Official documents issued to overseas embassies and obtained by POLITICO Sunday stated world leaders “will be required” to leave their personal vehicles at a site in west London on September 19 and attend the funeral in shared coaches. The Foreign, Commonwealth and Development Office (FCDO) blamed “tight security and road restrictions” for the measure.

On Monday the prime minister’s official spokesman confirmed the U.K. government — rather than Buckingham Palace — is taking the lead on logistical arrangements, but refused to comment on specific details “for operational security arrangements.”

But asked if U.S. President Joe Biden would really be expected to arrive at Westminster Abbey on a bus, the spokesman said it would be left to the U.S. leader to decide.

“I think that would be a question for the U.S. and how they prefer the president to travel,” he said.

“I would say that clearly arrangements for leaders, including how they travel, will vary depending on individual circumstances. And the guidance and information provided is guidance.”

The private document sent to embassies Saturday evening was unequivocal, however. “Overseas representatives invited to attend the state funeral will be required to travel in escorted coaches via [a location in west London], where their own vehicles may wait,” it said.

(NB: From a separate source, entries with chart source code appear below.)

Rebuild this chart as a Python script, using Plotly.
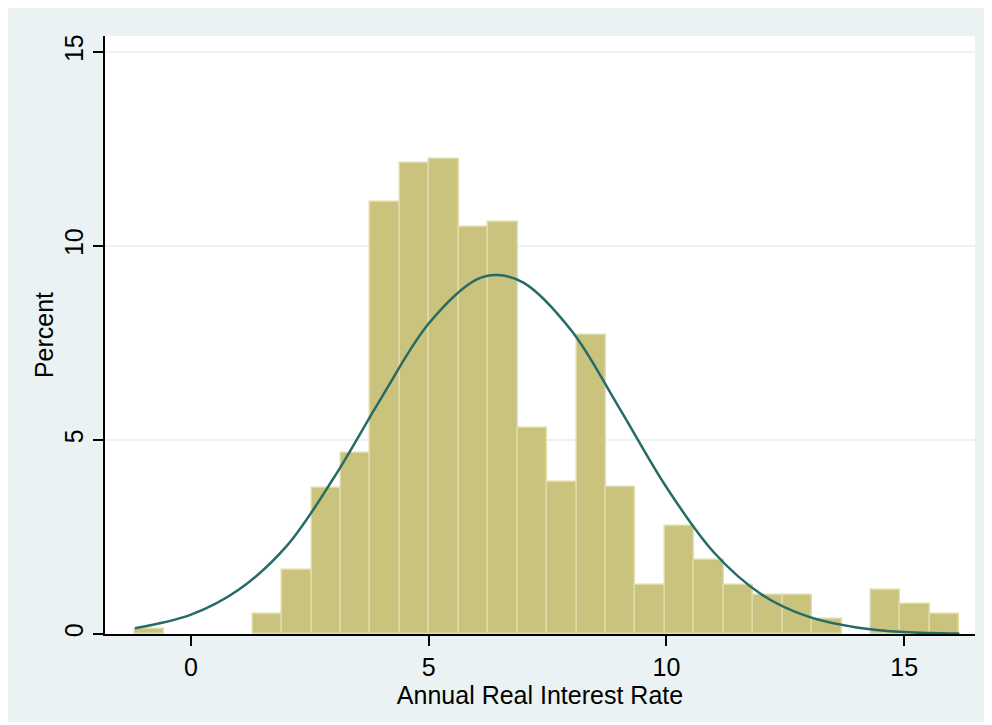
import plotly.graph_objects as go

# Histogram: 28 bins starting at -1.18, width ~0.6193 (percent per bin)
bin_start = -1.18
bin_width = 0.6193
percent = [0.13, None, None, None, 0.52, 1.65, 3.77, 4.67, 11.13, 12.13, 12.24, 10.48,
           10.62, 5.30, 3.91, 7.71, 3.78, 1.26, 2.78, 1.91, 1.26, 1.01, 1.00,
           0.38, None, 1.13, 0.77, 0.51]

# Normal density overlay
curve_x = [-1.18, 0, 1, 2, 3, 4, 5, 6, 6.44, 7, 8, 9, 10, 11, 12, 13, 14, 15, 16.16]
curve_y = [0.15, 0.50, 1.14, 2.25, 4.02, 6.08, 8.00, 9.13, 9.25, 9.05, 7.82, 5.84,
           3.78, 2.10, 1.02, 0.44, 0.17, 0.05, 0.01]

x_ticks = [0, 5, 10, 15]
y_ticks = [0, 5, 10, 15]

centers = [bin_start + (i + 0.5) * bin_width for i in range(len(percent))]

BG = "rgb(234,242,243)"
FONT = "Liberation Sans, Arial, sans-serif"
FS = 25

fig = go.Figure()
fig.add_trace(go.Bar(
    x=centers, y=percent, width=[bin_width] * len(percent),
    marker=dict(color="rgb(201,195,126)",
                line=dict(color="rgb(224,220,168)", width=1.5)),
    hoverinfo="x+y", showlegend=False,
))
fig.add_trace(go.Scatter(
    x=curve_x, y=curve_y, mode="lines",
    line=dict(color="rgb(38,107,101)", width=2.5, shape="spline", smoothing=1.0),
    showlegend=False,
))

fig.update_layout(
    width=984, height=714,
    margin=dict(l=97, r=17, t=28, b=88),
    paper_bgcolor=BG, plot_bgcolor="white",
    bargap=0,
    font=dict(family=FONT, color="black", size=FS),
)
fig.update_xaxes(
    range=[-1.81, 16.49], tickvals=x_ticks, ticktext=[str(v) for v in x_ticks],
    ticks="outside", ticklen=10, tickwidth=1.5, tickcolor="black",
    showline=True, linecolor="black", linewidth=1.5, showgrid=False, zeroline=False,
    tickfont=dict(size=FS),
    title=dict(text="Annual Real Interest Rate", font=dict(size=FS), standoff=0),
)
fig.update_yaxes(
    range=[0, 15.41], tickvals=y_ticks, ticktext=[str(v) for v in y_ticks],
    ticks="outside", ticklen=10, tickwidth=1.5, tickcolor="black", tickangle=-90,
    showline=True, linecolor="black", linewidth=1.5,
    showgrid=True, gridcolor=BG, gridwidth=2, zeroline=False,
    tickfont=dict(size=FS),
    title=dict(text="Percent", font=dict(size=FS), standoff=0),
)

fig.write_html("out.html")
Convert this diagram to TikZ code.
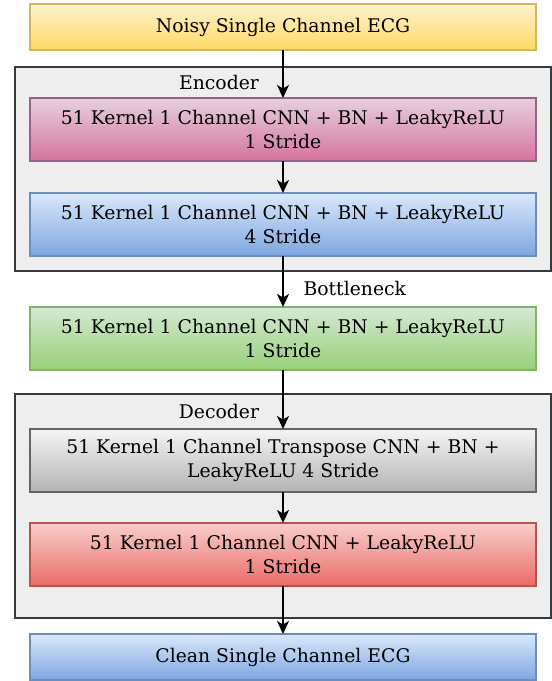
\documentclass[tikz,border=0pt]{standalone}
\usepackage{fontspec}
\setmainfont{DejaVu Serif}
\usetikzlibrary{arrows.meta}

\definecolor{ylwtop}{HTML}{FFF2CC}\definecolor{ylwbot}{HTML}{FFD966}\definecolor{ylwline}{HTML}{D6B656}
\definecolor{pnktop}{HTML}{E6D0DE}\definecolor{pnkbot}{HTML}{D5739D}\definecolor{pnkline}{HTML}{996185}
\definecolor{blutop}{HTML}{DAE8FC}\definecolor{blubot}{HTML}{7EA6E0}\definecolor{bluline}{HTML}{6C8EBF}
\definecolor{grntop}{HTML}{D5E8D4}\definecolor{grnbot}{HTML}{97D077}\definecolor{grnline}{HTML}{82B366}
\definecolor{grytop}{HTML}{F5F5F5}\definecolor{grybot}{HTML}{B3B3B3}\definecolor{gryline}{HTML}{666666}
\definecolor{redtop}{HTML}{F8CECC}\definecolor{redbot}{HTML}{EA6B66}\definecolor{redline}{HTML}{B85450}
\definecolor{grpfill}{HTML}{EEEEEE}\definecolor{grpline}{HTML}{36393D}

\begin{document}
\begin{tikzpicture}[x=1pt,y=-1pt,
  block/.style={draw, line width=1.2pt, minimum width=506pt, inner sep=0pt, outer sep=0pt,
    align=center, font=\fontsize{18.8}{24}\selectfont},
  group/.style={draw=grpline, fill=grpfill, line width=1.3pt, minimum width=536pt,
    inner sep=0pt, outer sep=0pt},
  tag/.style={font=\fontsize{18.8}{24}\selectfont},
  flow/.style={-{Stealth[length=13pt,width=12pt,inset=3.5pt]}, line width=1.5pt}]

\useasboundingbox (0,0) rectangle (552,681);

% containers
\node[group, minimum height=204pt] (enc) at (283,169) {};
\node[group, minimum height=224pt] (dec) at (283,506) {};
\node[tag] (enclbl) at (219,82) {Encoder};
\node[tag] (declbl) at (219,411) {Decoder};

% blocks
\node[block, minimum height=46pt, draw=ylwline, top color=ylwtop, bottom color=ylwbot] (noisy) at (283,27) {Noisy Single Channel ECG};
\node[block, minimum height=63pt, draw=pnkline, top color=pnktop, bottom color=pnkbot] (conv1) at (283,129.5) {51 Kernel 1 Channel CNN + BN + LeakyReLU\\1 Stride};
\node[block, minimum height=63pt, draw=bluline, top color=blutop, bottom color=blubot] (conv2) at (283,224.5) {51 Kernel 1 Channel CNN + BN + LeakyReLU\\4 Stride};
\node[block, minimum height=63pt, draw=grnline, top color=grntop, bottom color=grnbot] (neck) at (283,338.5) {51 Kernel 1 Channel CNN + BN + LeakyReLU\\1 Stride};
\node[block, minimum height=63pt, draw=gryline, top color=grytop, bottom color=grybot] (tconv) at (283,460.5) {51 Kernel 1 Channel Transpose CNN + BN +\\LeakyReLU 4 Stride};
\node[block, minimum height=63pt, draw=redline, top color=redtop, bottom color=redbot] (conv3) at (283,554.5) {51 Kernel 1 Channel CNN + LeakyReLU\\1 Stride};
\node[block, minimum height=46pt, draw=bluline, top color=blutop, bottom color=blubot] (clean) at (283,657) {Clean Single Channel ECG};

\node[tag, anchor=west] (necklbl) at (300,288) {Bottleneck};

% arrows
\draw[flow] (noisy) -- (conv1);
\draw[flow] (conv1) -- (conv2);
\draw[flow] (conv2) -- (neck);
\draw[flow] (neck) -- (tconv);
\draw[flow] (tconv) -- (conv3);
\draw[flow] (conv3) -- (clean);

\end{tikzpicture}
\end{document}
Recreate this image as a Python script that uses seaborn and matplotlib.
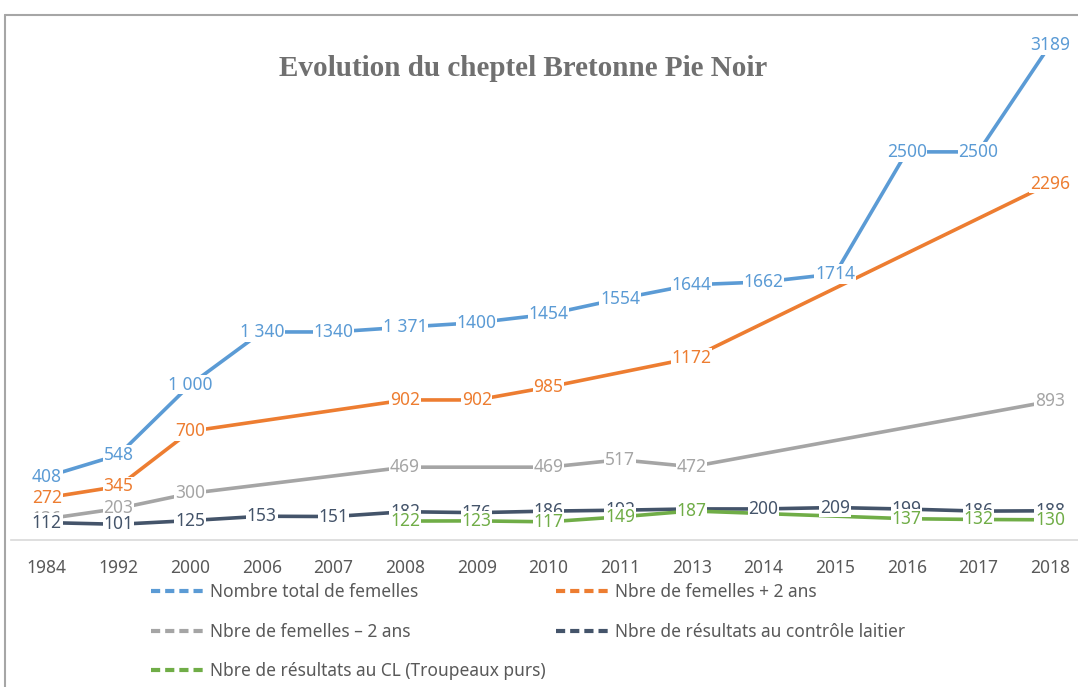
import numpy as np
import pandas as pd
import seaborn as sns
import matplotlib.pyplot as plt
from matplotlib.lines import Line2D

# Données
annees = ['1984', '1992', '2000', '2006', '2007', '2008', '2009', '2010',
          '2011', '2013', '2014', '2015', '2016', '2017', '2018']
total_femelles = [408, 548, 1000, 1340, 1340, 1371, 1400, 1454, 1554, 1644, 1662, 1714, 2500, 2500, 3189]
femelles_plus2 = [272, 345, 700, None, None, 902, 902, 985, None, 1172, None, None, None, None, 2296]
femelles_moins2 = [136, 203, 300, None, None, 469, None, 469, 517, 472, None, None, None, None, 893]
controle_laitier = [112, 101, 125, 153, 151, 182, 176, 186, 192, 200, 200, 209, 199, 186, 188]
cl_purs = [None, None, None, None, None, 122, 123, 117, 149, 187, None, None, 137, 132, 130]

etiquettes_total = ['408', '548', '1 000', '1 340', '1340', '1 371', '1400', '1454', '1554', '1644', '1662', '1714', '2500', '2500', '3189']

noms = ['Nombre total de femelles', 'Nbre de femelles + 2 ans', 'Nbre de femelles \u2013 2 ans',
        'Nbre de résultats au contrôle laitier', 'Nbre de résultats au CL (Troupeaux purs)']
series = [total_femelles, femelles_plus2, femelles_moins2, controle_laitier, cl_purs]
couleurs = ['#5B9BD5', '#ED7D31', '#A5A5A5', '#44546A', '#70AD47']

# Tableau long, valeurs manquantes supprimées (les lignes relient les points)
lignes = []
for nom, vals in zip(noms, series):
    for i, v in enumerate(vals):
        if v is not None:
            lignes.append({'x': i, 'valeur': v, 'serie': nom})
df = pd.DataFrame(lignes)

sns.set_style('white')
plt.rcParams['font.family'] = ['Noto Sans', 'DejaVu Sans']

fig = plt.figure(figsize=(10.78, 6.87), dpi=100)
ax = fig.add_axes([11 / 1078, 0.214, 1 - 11 / 1078, 0.757])

sns.lineplot(data=df, x='x', y='valeur', hue='serie', hue_order=noms,
             palette=dict(zip(noms, couleurs)), linewidth=2.6, ax=ax,
             legend=False, sort=True, zorder=2)

# Étiquettes de données
for k, (vals, c) in enumerate(zip(series, couleurs)):
    for i, v in enumerate(vals):
        if v is None:
            continue
        txt = etiquettes_total[i] if k == 0 else str(v)
        ax.text(i, v, txt, ha='center', va='center', fontsize=12.5, color=c,
                zorder=3 + k * 0.1,
                bbox=dict(facecolor='white', edgecolor='none', pad=0.5))

ax.set_xlim(-0.5, 14.39)
ax.set_ylim(0, 3350)
ax.set_xticks(range(len(annees)))
ax.set_xticklabels(annees, fontsize=12.5, color='#595959')
ax.set_yticks([])
ax.set_xlabel('')
ax.set_ylabel('')
ax.tick_params(axis='x', length=0, pad=14)
for s in ['top', 'right', 'left']:
    ax.spines[s].set_visible(False)
ax.spines['bottom'].set_color('#d9d9d9')
ax.spines['bottom'].set_linewidth(1.2)

# Légende (ordre ligne par ligne)
poignees = [Line2D([0], [0], color=c, linewidth=3, linestyle=(0, (2.2, 1.2))) for c in couleurs]
ordre = [0, 2, 4, 1, 3]
fig.legend([poignees[i] for i in ordre], [noms[i] for i in ordre],
           ncol=2, loc='upper left', bbox_to_anchor=(151 / 1078, 1 - 583 / 687),
           frameon=False, fontsize=12.5, labelcolor='#595959',
           handlelength=3.2, handletextpad=0.2, columnspacing=0.6,
           labelspacing=1.25, borderpad=0, borderaxespad=0)

fig.text(523 / 1078, 1 - 68 / 687, 'Evolution du cheptel Bretonne Pie Noir',
         ha='center', va='center', fontsize=21, fontweight='bold',
         color='#707070', family=['Liberation Serif', 'DejaVu Serif'])

# Cadre du graphique
fig.add_artist(Line2D([5 / 1078, 1], [1 - 15 / 687, 1 - 15 / 687], color='#a6a6a6', linewidth=1.5))
fig.add_artist(Line2D([5 / 1078, 5 / 1078], [0, 1 - 15 / 687], color='#a6a6a6', linewidth=1.5))

fig.savefig('out.png', dpi=100)
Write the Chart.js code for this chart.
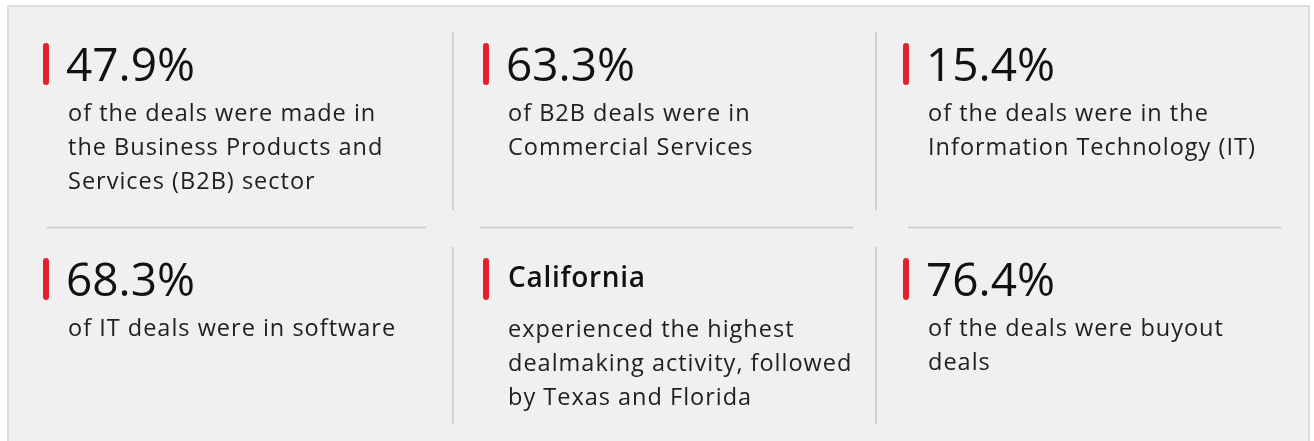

The document also advised world leaders to take commercial flights to the U.K. where possible, but said private jets could be used if arriving at London’s less-busy airports.

Earlier Monday, Australian Prime Minister Anthony Albanese said he would ignore the guidance and attend the funeral in his official jet.

“I will travel this Thursday night from Australia,” Albanese told ABC Breakfast. “Those plans have been in place for a long period of time, since well before I became prime minister.”

Australian Deputy Prime Minister Richard Marles told ABC Radio National that it would not be “sensible” for a world leader like Albanese to take a commercial flight, despite the FCDO advice.

Marles, who also serves as Australia’s defense minister, said security was the “paramount consideration.”

“There are real issues of having prime ministers on commercial planes in terms of the security of the public who are also on those planes. So we’ve got to be sensible about this,” he said.

Meanwhile, the list of confirmed guests continues to grow for a diplomatic event with few parallels in recent times. Brazilian President Jair Bolsonaro, Italian President Sergio Mattarella, Irish Prime Minister Micheál Martin and South Korea’s President Yoon Suk-yeol confirmed their attendance Monday.

Leaders including U.S. President Joe Biden, European Commission President Ursula von der Leyen and New Zealand’s Prime Minister Jacinda Ardern had already done so last week.

Also likely to attend the funeral are Japan’s Emperor Naruhito, Turkey’s President Recep Tayyip Erdoğan, and French President Emmanuel Macron, among many more.

Indian Prime Minister Narendra Modi has not yet confirmed whether he will travel to London. There has been no word yet from Chinese President Xi Jinping, who will leave China this week for the first time since the COVID-19 pandemic began to attend a summit in Central Asia.